Restate the data exactly as given and keep the pictures out.

>> begin

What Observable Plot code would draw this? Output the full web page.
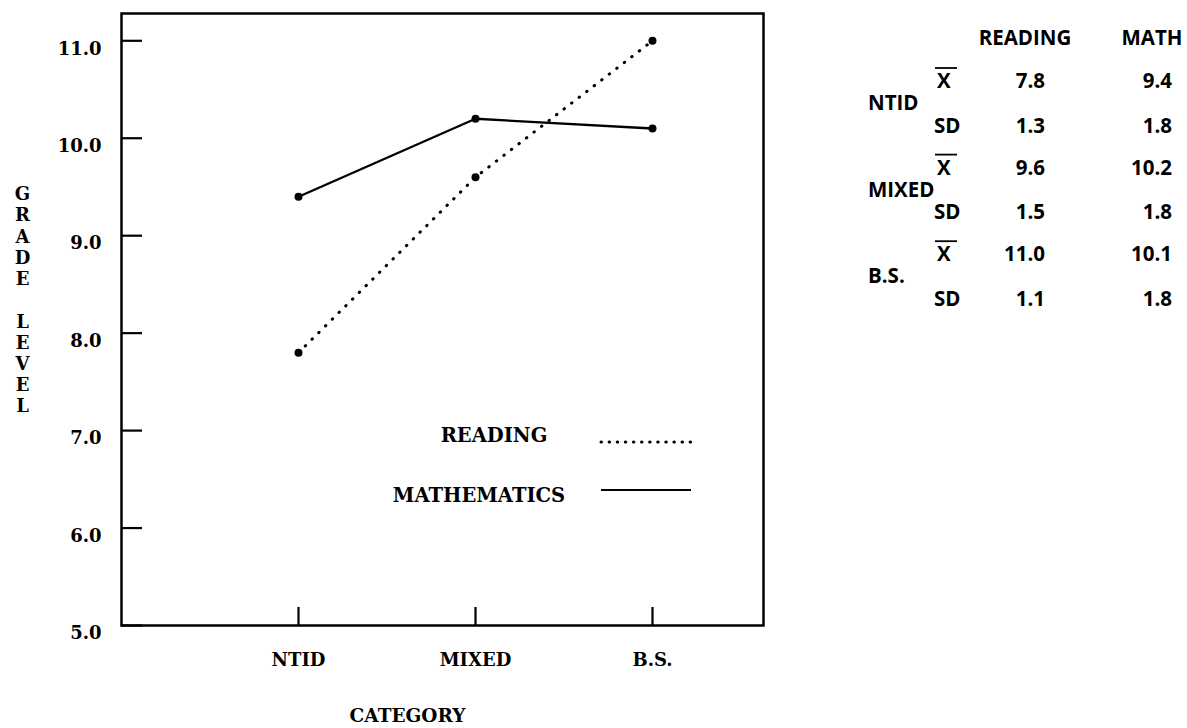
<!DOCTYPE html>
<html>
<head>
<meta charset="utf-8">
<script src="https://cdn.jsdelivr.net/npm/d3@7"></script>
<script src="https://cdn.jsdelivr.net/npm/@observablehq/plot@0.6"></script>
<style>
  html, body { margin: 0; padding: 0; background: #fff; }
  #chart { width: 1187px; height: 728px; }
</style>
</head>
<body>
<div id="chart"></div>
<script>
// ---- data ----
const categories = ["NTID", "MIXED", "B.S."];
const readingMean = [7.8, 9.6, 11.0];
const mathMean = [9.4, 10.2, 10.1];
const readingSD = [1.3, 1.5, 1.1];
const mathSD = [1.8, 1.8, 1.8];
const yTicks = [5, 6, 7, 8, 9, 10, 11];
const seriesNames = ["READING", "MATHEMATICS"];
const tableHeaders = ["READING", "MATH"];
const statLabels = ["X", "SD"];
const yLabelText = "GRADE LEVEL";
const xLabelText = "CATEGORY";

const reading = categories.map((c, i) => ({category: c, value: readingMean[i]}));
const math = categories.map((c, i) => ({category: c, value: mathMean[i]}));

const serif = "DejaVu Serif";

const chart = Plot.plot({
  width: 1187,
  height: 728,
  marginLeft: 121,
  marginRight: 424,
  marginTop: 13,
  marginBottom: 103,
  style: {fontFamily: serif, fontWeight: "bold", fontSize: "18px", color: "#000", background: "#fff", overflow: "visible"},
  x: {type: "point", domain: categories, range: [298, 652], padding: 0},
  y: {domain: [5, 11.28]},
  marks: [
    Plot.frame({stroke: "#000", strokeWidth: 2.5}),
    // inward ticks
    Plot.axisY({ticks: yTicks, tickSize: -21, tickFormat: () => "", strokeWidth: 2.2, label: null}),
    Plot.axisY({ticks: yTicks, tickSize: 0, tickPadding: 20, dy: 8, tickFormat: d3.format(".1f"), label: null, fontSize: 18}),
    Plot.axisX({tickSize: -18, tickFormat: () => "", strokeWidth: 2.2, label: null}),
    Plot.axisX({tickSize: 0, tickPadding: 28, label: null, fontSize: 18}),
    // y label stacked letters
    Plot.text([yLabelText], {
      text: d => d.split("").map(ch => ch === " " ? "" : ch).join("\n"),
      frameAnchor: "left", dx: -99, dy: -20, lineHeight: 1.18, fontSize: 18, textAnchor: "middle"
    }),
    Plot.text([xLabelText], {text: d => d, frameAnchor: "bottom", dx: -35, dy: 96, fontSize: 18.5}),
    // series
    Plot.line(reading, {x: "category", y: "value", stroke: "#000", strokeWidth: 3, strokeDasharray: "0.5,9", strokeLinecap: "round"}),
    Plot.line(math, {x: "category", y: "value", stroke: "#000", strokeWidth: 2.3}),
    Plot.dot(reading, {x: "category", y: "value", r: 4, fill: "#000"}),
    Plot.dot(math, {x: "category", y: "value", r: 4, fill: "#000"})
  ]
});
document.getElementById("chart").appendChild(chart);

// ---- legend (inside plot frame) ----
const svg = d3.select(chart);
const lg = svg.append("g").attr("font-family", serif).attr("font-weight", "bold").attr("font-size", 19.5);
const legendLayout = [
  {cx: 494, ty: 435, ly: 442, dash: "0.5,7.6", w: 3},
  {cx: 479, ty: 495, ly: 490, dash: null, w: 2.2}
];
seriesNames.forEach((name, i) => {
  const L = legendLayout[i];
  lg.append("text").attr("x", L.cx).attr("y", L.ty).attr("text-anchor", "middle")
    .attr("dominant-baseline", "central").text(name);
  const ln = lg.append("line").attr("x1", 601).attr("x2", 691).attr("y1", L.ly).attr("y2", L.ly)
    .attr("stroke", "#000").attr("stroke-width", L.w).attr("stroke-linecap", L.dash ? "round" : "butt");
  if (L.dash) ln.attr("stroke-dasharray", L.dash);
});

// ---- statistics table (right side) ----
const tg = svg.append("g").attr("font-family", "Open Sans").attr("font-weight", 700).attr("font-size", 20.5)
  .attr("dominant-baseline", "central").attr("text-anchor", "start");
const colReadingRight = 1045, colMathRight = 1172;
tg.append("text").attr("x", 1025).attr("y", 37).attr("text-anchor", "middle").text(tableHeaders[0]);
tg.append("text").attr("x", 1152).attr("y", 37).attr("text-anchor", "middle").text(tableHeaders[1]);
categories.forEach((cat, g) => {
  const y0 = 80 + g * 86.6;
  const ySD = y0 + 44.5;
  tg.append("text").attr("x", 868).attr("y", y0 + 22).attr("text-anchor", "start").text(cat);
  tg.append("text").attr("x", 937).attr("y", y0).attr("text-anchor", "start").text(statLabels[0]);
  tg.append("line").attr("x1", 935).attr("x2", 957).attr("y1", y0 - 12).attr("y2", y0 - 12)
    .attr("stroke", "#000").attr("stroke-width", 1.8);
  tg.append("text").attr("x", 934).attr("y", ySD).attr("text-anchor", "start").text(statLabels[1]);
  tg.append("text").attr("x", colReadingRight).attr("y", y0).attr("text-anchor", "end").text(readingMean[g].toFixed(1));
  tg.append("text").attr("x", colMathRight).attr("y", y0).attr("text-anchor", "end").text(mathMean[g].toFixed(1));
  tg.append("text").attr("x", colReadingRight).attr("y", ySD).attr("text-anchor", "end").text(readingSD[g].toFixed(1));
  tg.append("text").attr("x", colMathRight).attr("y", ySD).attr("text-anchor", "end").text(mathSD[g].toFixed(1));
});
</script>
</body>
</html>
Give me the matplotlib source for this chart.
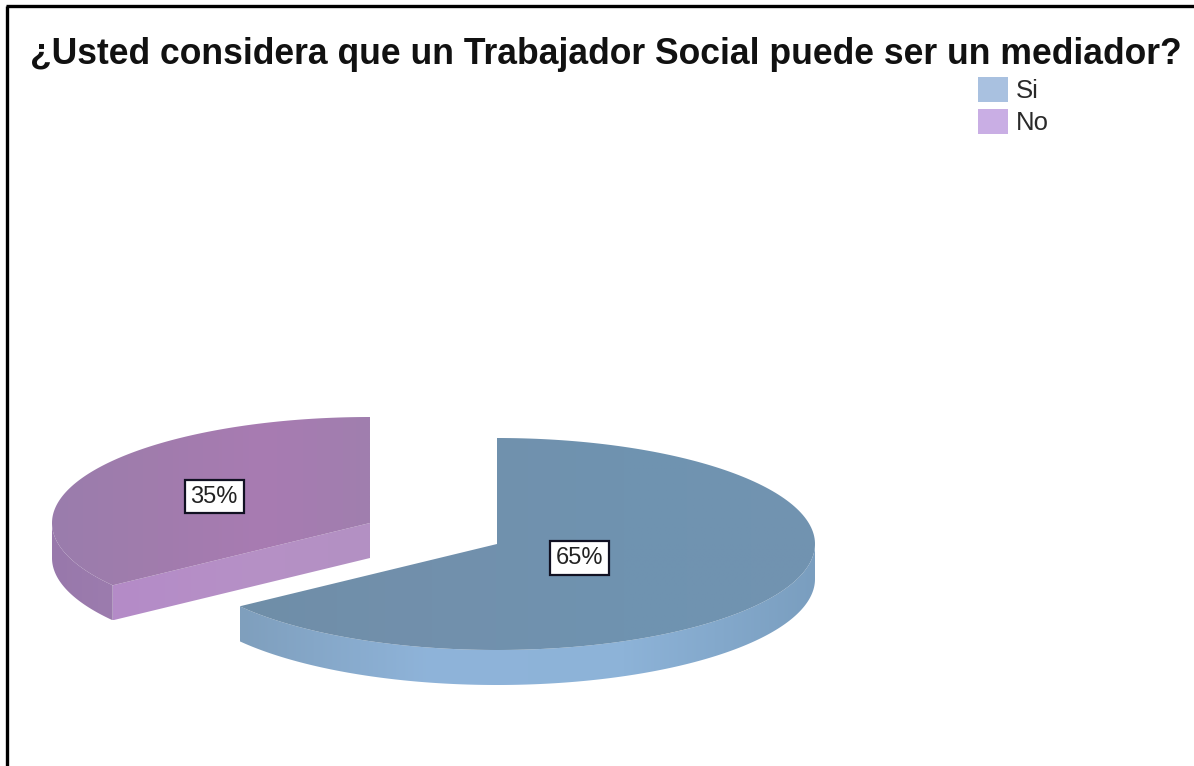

>> end

## Output for this task
What Observable Plot code would draw this? Output the full web page.
<!DOCTYPE html>
<html>
<head>
<meta charset="utf-8">
<script src="https://cdn.jsdelivr.net/npm/d3@7"></script>
<script src="https://cdn.jsdelivr.net/npm/@observablehq/plot@0.6"></script>
<style>
  html, body { margin: 0; padding: 0; background: #fff; }
  #chart { width: 1187px; height: 728px; }
</style>
</head>
<body>
<div id="chart"></div>
<script>
// ---- data ----
const categories = ["NTID", "MIXED", "B.S."];
const readingMean = [7.8, 9.6, 11.0];
const mathMean = [9.4, 10.2, 10.1];
const readingSD = [1.3, 1.5, 1.1];
const mathSD = [1.8, 1.8, 1.8];
const yTicks = [5, 6, 7, 8, 9, 10, 11];
const seriesNames = ["READING", "MATHEMATICS"];
const tableHeaders = ["READING", "MATH"];
const statLabels = ["X", "SD"];
const yLabelText = "GRADE LEVEL";
const xLabelText = "CATEGORY";

const reading = categories.map((c, i) => ({category: c, value: readingMean[i]}));
const math = categories.map((c, i) => ({category: c, value: mathMean[i]}));

const serif = "DejaVu Serif";

const chart = Plot.plot({
  width: 1187,
  height: 728,
  marginLeft: 121,
  marginRight: 424,
  marginTop: 13,
  marginBottom: 103,
  style: {fontFamily: serif, fontWeight: "bold", fontSize: "18px", color: "#000", background: "#fff", overflow: "visible"},
  x: {type: "point", domain: categories, range: [298, 652], padding: 0},
  y: {domain: [5, 11.28]},
  marks: [
    Plot.frame({stroke: "#000", strokeWidth: 2.5}),
    // inward ticks
    Plot.axisY({ticks: yTicks, tickSize: -21, tickFormat: () => "", strokeWidth: 2.2, label: null}),
    Plot.axisY({ticks: yTicks, tickSize: 0, tickPadding: 20, dy: 8, tickFormat: d3.format(".1f"), label: null, fontSize: 18}),
    Plot.axisX({tickSize: -18, tickFormat: () => "", strokeWidth: 2.2, label: null}),
    Plot.axisX({tickSize: 0, tickPadding: 28, label: null, fontSize: 18}),
    // y label stacked letters
    Plot.text([yLabelText], {
      text: d => d.split("").map(ch => ch === " " ? "" : ch).join("\n"),
      frameAnchor: "left", dx: -99, dy: -20, lineHeight: 1.18, fontSize: 18, textAnchor: "middle"
    }),
    Plot.text([xLabelText], {text: d => d, frameAnchor: "bottom", dx: -35, dy: 96, fontSize: 18.5}),
    // series
    Plot.line(reading, {x: "category", y: "value", stroke: "#000", strokeWidth: 3, strokeDasharray: "0.5,9", strokeLinecap: "round"}),
    Plot.line(math, {x: "category", y: "value", stroke: "#000", strokeWidth: 2.3}),
    Plot.dot(reading, {x: "category", y: "value", r: 4, fill: "#000"}),
    Plot.dot(math, {x: "category", y: "value", r: 4, fill: "#000"})
  ]
});
document.getElementById("chart").appendChild(chart);

// ---- legend (inside plot frame) ----
const svg = d3.select(chart);
const lg = svg.append("g").attr("font-family", serif).attr("font-weight", "bold").attr("font-size", 19.5);
const legendLayout = [
  {cx: 494, ty: 435, ly: 442, dash: "0.5,7.6", w: 3},
  {cx: 479, ty: 495, ly: 490, dash: null, w: 2.2}
];
seriesNames.forEach((name, i) => {
  const L = legendLayout[i];
  lg.append("text").attr("x", L.cx).attr("y", L.ty).attr("text-anchor", "middle")
    .attr("dominant-baseline", "central").text(name);
  const ln = lg.append("line").attr("x1", 601).attr("x2", 691).attr("y1", L.ly).attr("y2", L.ly)
    .attr("stroke", "#000").attr("stroke-width", L.w).attr("stroke-linecap", L.dash ? "round" : "butt");
  if (L.dash) ln.attr("stroke-dasharray", L.dash);
});

// ---- statistics table (right side) ----
const tg = svg.append("g").attr("font-family", "Open Sans").attr("font-weight", 700).attr("font-size", 20.5)
  .attr("dominant-baseline", "central").attr("text-anchor", "start");
const colReadingRight = 1045, colMathRight = 1172;
tg.append("text").attr("x", 1025).attr("y", 37).attr("text-anchor", "middle").text(tableHeaders[0]);
tg.append("text").attr("x", 1152).attr("y", 37).attr("text-anchor", "middle").text(tableHeaders[1]);
categories.forEach((cat, g) => {
  const y0 = 80 + g * 86.6;
  const ySD = y0 + 44.5;
  tg.append("text").attr("x", 868).attr("y", y0 + 22).attr("text-anchor", "start").text(cat);
  tg.append("text").attr("x", 937).attr("y", y0).attr("text-anchor", "start").text(statLabels[0]);
  tg.append("line").attr("x1", 935).attr("x2", 957).attr("y1", y0 - 12).attr("y2", y0 - 12)
    .attr("stroke", "#000").attr("stroke-width", 1.8);
  tg.append("text").attr("x", 934).attr("y", ySD).attr("text-anchor", "start").text(statLabels[1]);
  tg.append("text").attr("x", colReadingRight).attr("y", y0).attr("text-anchor", "end").text(readingMean[g].toFixed(1));
  tg.append("text").attr("x", colMathRight).attr("y", y0).attr("text-anchor", "end").text(mathMean[g].toFixed(1));
  tg.append("text").attr("x", colReadingRight).attr("y", ySD).attr("text-anchor", "end").text(readingSD[g].toFixed(1));
  tg.append("text").attr("x", colMathRight).attr("y", ySD).attr("text-anchor", "end").text(mathSD[g].toFixed(1));
});
</script>
</body>
</html>
Give me the matplotlib source for this chart.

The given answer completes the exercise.